The use of police power and forces is the uniformed response to the legitimate demands of the youth, workers and of the general public, instead of listening to them. Trade unions, peoples’ movements and other organizations who are fighting for the rights of people are often tagged “inner enemy of the state".  This argument is used by politicians to mask their inability in addressing the real causes of poverty and insecurity: unemployment, casualization and informalization of work, inequality, discrimination and lack of social protection.

The state justifies the implementation of austerity measures, having budget cut in various government services like health, food, education and social security. On the other hand, the budget of the state for militarization is gradually increasing year by year.

We must all be reminded that it is not those unemployed youth, informal workers, undocumented migrants, refugees nor the marginalized sectors that bring poverty to a nation, but the neo-liberal policies and programs that government administrations have embraced wholeheartedly.

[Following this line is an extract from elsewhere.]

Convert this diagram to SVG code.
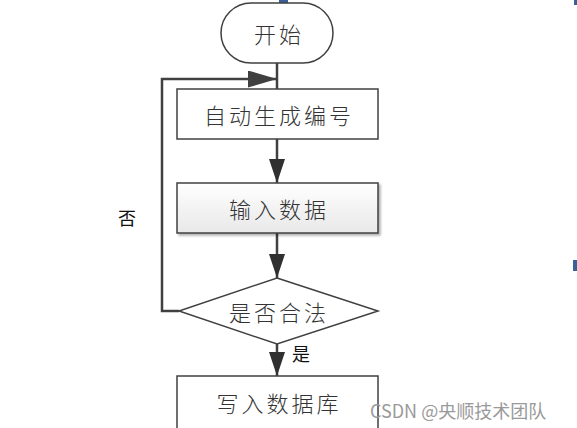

We call upon all young workers to defend their legitimate rights as embedded in the Universal Declaration of Human Rights (UDHR). Let us not be blinded and divided by fear.

Join us to demand together:

-          Stop all kinds of police violence and state repression! Likewise, stop the authoritarian measures that only feed exclusion, discrimination and violence!

-          End the criminalization of undocumented migrants!

-          Start the “real war” of our society on poverty! “Just Work, not Bullets!”

-          Just Work, Equality and Dignified Life for all Young Workers!